Das war die gesellschaftliche Ausgangslage, als die Zeitung Successo Pier Paolo Pasolini und den Fotografen Paolo Di Paolo beauftragte, eine Reportage zu schreiben, wie sich das Ferienverhalten der Italiener n den Sommermonaten an der Küste Italiens verändert hat.

Pasolini wusste damals noch nichts vom Internet und der Digitalisierung, aber er hatte bereits eine fundierte Ahnung, wohin die Reise gehen wird. Seine Schriften zum Terror des Konsumismus sind legendär und in den Freibeuterschriften festgehalten, seine Beobachtungen zum Verfall der Traditionen und des Individualismus durch die Gleichförmigkeit der Massen visionär.

„Jeder in Italien steht unter dem entwürdigenden Zwang, so zu sein wie die anderen: im Konsumieren, im Glücklichsein, im Freisein; denn das ist der Befehl, den er unbewußt empfangen hat und dem er gehorchen muß, will er sich nicht als Außenseiter fühlen. Nie zuvor war das Anderssein ein so schweres Vergehen wie in unserer Zeit der Toleranz.“ (Pasolini 1974)

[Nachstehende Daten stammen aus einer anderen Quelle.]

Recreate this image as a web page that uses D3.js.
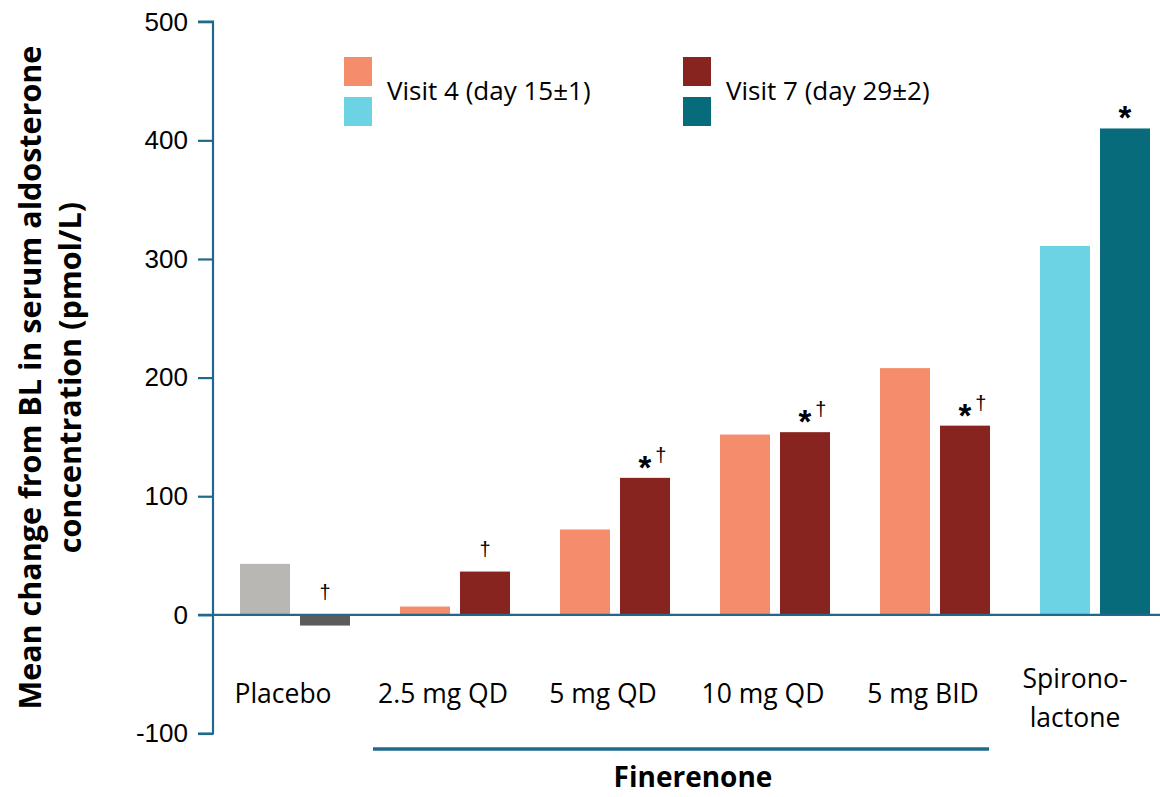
<!DOCTYPE html>
<html>
<head>
<meta charset="utf-8">
<script src="https://cdn.jsdelivr.net/npm/d3@7"></script>
<style>
  html, body { margin: 0; padding: 0; background: #fff; }
  svg { display: block; }
</style>
</head>
<body>
<div id="chart"></div>
<script>
// ------------------------------------------------------------
// Data
// ------------------------------------------------------------
const categories = ["Placebo", "2.5 mg QD", "5 mg QD", "10 mg QD", "5 mg BID", "Spirono-\nlactone"];
const visit4 = [43, 7, 72, 152, 208, 311];
const visit7 = [-9, 36.5, 115.5, 154, 159.5, 410];
const visit4Marks = ["", "", "", "", "", ""];
const visit7Marks = ["†", "†", "*†", "*†", "*†", "*"];
const yTicks = [-100, 0, 100, 200, 300, 400, 500];
const legendLabels = ["Visit 4 (day 15±1)", "Visit 7 (day 29±2)"];

// colour per category: [visit 4, visit 7]
const barColors = [
  ["#b8b7b3", "#5b5b5b"],
  ["#f58c6b", "#87241f"],
  ["#f58c6b", "#87241f"],
  ["#f58c6b", "#87241f"],
  ["#f58c6b", "#87241f"],
  ["#6bd3e3", "#086b7c"]
];

// ------------------------------------------------------------
// Chart setup
// ------------------------------------------------------------
const width = 1160, height = 797;
const axisColor = "#1f6a8c";
const textFont = "'Open Sans', 'Noto Sans', sans-serif";
const numFont = "'Liberation Sans', Arial, sans-serif";

const svg = d3.select("#chart").append("svg")
  .attr("width", width)
  .attr("height", height);

const y = d3.scaleLinear().domain([-100, 500]).range([733.5, 21.7]);

const x0 = d3.scaleBand()
  .domain(d3.range(categories.length))
  .range([215, 1175])
  .padding(0);

const x1 = d3.scaleBand()
  .domain([0, 1])
  .range([x0.bandwidth() / 2 - 55, x0.bandwidth() / 2 + 55])
  .paddingInner(1 / 6)
  .paddingOuter(0);

// Y axis
const yAxis = svg.append("g")
  .attr("transform", "translate(213,0)")
  .call(d3.axisLeft(y).tickValues(yTicks).tickSize(15).tickPadding(10)
    .tickFormat(d => String(d)));

yAxis.select(".domain").attr("stroke", axisColor).attr("stroke-width", 2.2)
  .attr("d", `M-15,${y(500)}H0V${y(-100)}H-15`);
yAxis.selectAll(".tick line").attr("stroke", axisColor).attr("stroke-width", 2.2);
yAxis.selectAll(".tick text")
  .attr("font-family", numFont)
  .attr("font-size", 26)
  .attr("fill", "#000");

// Y title
const yTitle = svg.append("text")
  .attr("transform", `translate(0,${y(200) + 0}) rotate(-90)`)
  .attr("text-anchor", "middle")
  .attr("font-family", textFont)
  .attr("font-weight", 700)
  .attr("font-size", 30.5)
  .attr("fill", "#000");
yTitle.append("tspan").attr("x", 0).attr("y", 41).text("Mean change from BL in serum aldosterone");
yTitle.append("tspan").attr("x", 0).attr("y", 81).text("concentration (pmol/L)");

// Bars
const groups = svg.selectAll(".group")
  .data(categories)
  .join("g")
  .attr("class", "group")
  .attr("transform", (d, i) => `translate(${x0(i)},0)`);

groups.each(function(cat, i) {
  const g = d3.select(this);
  [visit4[i], visit7[i]].forEach((v, j) => {
    g.append("rect")
      .attr("x", x1(j))
      .attr("width", x1.bandwidth())
      .attr("y", y(Math.max(v, 0)))
      .attr("height", Math.abs(y(v) - y(0)))
      .attr("fill", barColors[i][j]);

    const mark = (j === 0 ? visit4Marks : visit7Marks)[i];
    if (mark) {
      const top = y(Math.max(v, 0));
      const t = g.append("text")
        .attr("x", x1(j) + x1.bandwidth() / 2)
        .attr("text-anchor", "middle")
        .attr("font-family", numFont)
        .attr("fill", "#000");
      mark.split("").forEach(ch => {
        if (ch === "*") {
          t.append("tspan").attr("y", top + 1).attr("font-size", 33)
            .attr("font-weight", 700).text("*");
        } else {
          t.append("tspan").attr("y", top - 16).attr("font-size", 20)
            .attr("dx", mark.length > 1 ? 3 : 0).text(ch);
        }
      });
    }
  });
});

// zero line across the plot
svg.append("line")
  .attr("x1", 198).attr("x2", width)
  .attr("y1", y(0)).attr("y2", y(0))
  .attr("stroke", axisColor)
  .attr("stroke-width", 2.2);

// Category labels
svg.selectAll(".cat-label")
  .data(categories)
  .join("text")
  .attr("class", "cat-label")
  .attr("text-anchor", "middle")
  .attr("font-family", textFont)
  .attr("font-size", 26.5)
  .attr("fill", "#000")
  .each(function(d, i) {
    const lines = d.split("\n");
    const cx = x0(i) + x0.bandwidth() / 2 - (lines.length > 1 ? 20 : 12);
    const startY = lines.length > 1 ? 688 : 703;
    lines.forEach((ln, k) => {
      d3.select(this).append("tspan")
        .attr("x", cx)
        .attr("y", startY + k * 39)
        .text(ln);
    });
  });

// Finerenone bracket
svg.append("line")
  .attr("x1", x0(1) + x0.bandwidth() / 2 - 82)
  .attr("x2", x0(4) + x0.bandwidth() / 2 + 54)
  .attr("y1", 749).attr("y2", 749)
  .attr("stroke", axisColor)
  .attr("stroke-width", 3.5);

svg.append("text")
  .attr("x", (x0(1) + x0(4) + x0.bandwidth()) / 2 - 2)
  .attr("y", 787)
  .attr("text-anchor", "middle")
  .attr("font-family", textFont)
  .attr("font-weight", 700)
  .attr("font-size", 28)
  .attr("fill", "#000")
  .text("Finerenone");

// Legend
const legendX = [344, 683];
legendLabels.forEach((lab, j) => {
  const lg = svg.append("g").attr("transform", `translate(${legendX[j]},57)`);
  lg.append("rect").attr("x", 0).attr("y", 0).attr("width", 28).attr("height", 29)
    .attr("fill", barColors[1][j]);
  lg.append("rect").attr("x", 0).attr("y", 40).attr("width", 28).attr("height", 29)
    .attr("fill", barColors[5][j]);
  lg.append("text")
    .attr("x", 43).attr("y", 43)
    .attr("font-family", textFont)
    .attr("font-size", 26)
    .attr("fill", "#000")
    .text(lab);
});
</script>
</body>
</html>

Ich wollte diese Reise noch einmal machen, heute, ebenfalls mit einem Fiat Millecento, heute ein Oldtimer. Einen Dokumentarfilm über diese Reise drehen. Eine vergleichende Rekonstruktion. Einen Essayfilm über Pasolini, seinem Italien von damals, aber auch über das Italien von heute. Seine Reisebeobachtungen in einem Roadmovie filmisch festhalten, mit seinen Texten noch einmal diese Landschaften sehen, seine visionären Reflexionen über den Verfall archaisch-bäuerlichen Strukturen und den aufkommenden und heute zur Blüte gekommenen Massentourismus in Bilder fassen. Die Ent-Individualisierung der Menschen an der Küste Italiens mit Pasolinis Blick entdecken. Denn was in den Jahren zwischen 1959-1963 als kleines Pflänzchen begann, hat bis heute nicht aufgehört zu wachsen. Kein faschistischer Zentralismus hat das geschafft, was der Zentralismus der Konsumgesellschaft geschafft hat: hedonistische Gleichschaltung der Wünsche.

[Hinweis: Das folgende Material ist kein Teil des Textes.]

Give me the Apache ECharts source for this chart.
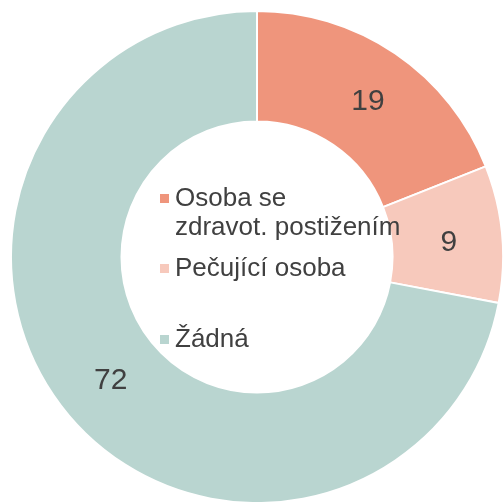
<!DOCTYPE html>
<html>
<head>
<meta charset="utf-8">
<style>html,body{margin:0;padding:0;background:#fff}#c{width:504px;height:502px}</style>
<script src="https://cdn.jsdelivr.net/npm/echarts@6/dist/echarts.min.js"></script>
</head>
<body>
<div id="c"></div>
<script>
const categories = ['Osoba se zdravot. postižením', 'Pečující osoba', 'Žádná'];
const legendLabels = [' \nOsoba se\nzdravot. postižením', 'Pečující osoba', 'Žádná'];
const values = [19, 9, 72];
const colors = ['#EF957C', '#F7C9BC', '#B9D5D0'];
const labelOffsets = [[2, 5], [-1, 4], [3, 0]];

const chart = echarts.init(document.getElementById('c'), null, {renderer: 'canvas'});
const font = 'Liberation Sans, Arial, Helvetica, sans-serif';
const iconTops = [193, 263, 334];
const legends = categories.map((name, i) => ({
  data: [name],
  orient: 'vertical',
  left: 158,
  top: iconTops[i] - (i === 0 ? 38 : 9),
  padding: 0,
  icon: 'rect',
  itemWidth: 11,
  itemHeight: 11,
  selectedMode: false,
  formatter: () => legendLabels[i],
  textStyle: {
    fontFamily: font,
    fontSize: 26,
    lineHeight: 29,
    color: '#404040'
  }
}));

chart.setOption({
  animation: false,
  legend: legends,
  series: [{
    type: 'pie',
    center: [257, 257],
    radius: [135.5, 246],
    startAngle: 90,
    clockwise: true,
    avoidLabelOverlap: false,
    silent: true,
    itemStyle: {borderColor: '#ffffff', borderWidth: 2},
    label: {
      show: true,
      position: 'inside',
      formatter: '{c}',
      fontFamily: font,
      fontSize: 30,
      color: '#404040'
    },
    labelLine: {show: false},
    data: categories.map((name, i) => ({
      name, value: values[i],
      itemStyle: {color: colors[i]},
      label: {offset: labelOffsets[i]}
    }))
  }]
});
</script>
</body>
</html>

Bitterkeit und Melancholie. Die Kulturkritik.

Der vielleicht wichtigste Aspekt am Werk Pasolinis war, dass er Grundfragen über die Kulturproduktion, über die expressive Sprache und besonders über das kommunikative und gesellschaftliche Entwicklungsmodell schon Anfang der 60 er Jahre bewusst und radikal stellte. Und es spielt keine Rolle, dass er diese Kritik an der Moderne und an dem american way of life im Namen eines utopischen Ideals, einer fragwürdigen Suche nach einer ursprünglichen und mythisierten Geistesreinheit lieferte. Er wollte die junge Generation vor der Gefahr einer Verdinglichung und einer Modernisierung warnen, die nur zu einer Gleichmachung aller Werte, der Sprache und des Verhaltens führen könne. Seine Kritik an den Tendenzen der Modernisierung, die damals kaum aufspürbar waren, erwies sich im Lauf der Zeit als treffend und sehr richtig. Vielleicht mehr als man damals ahnte.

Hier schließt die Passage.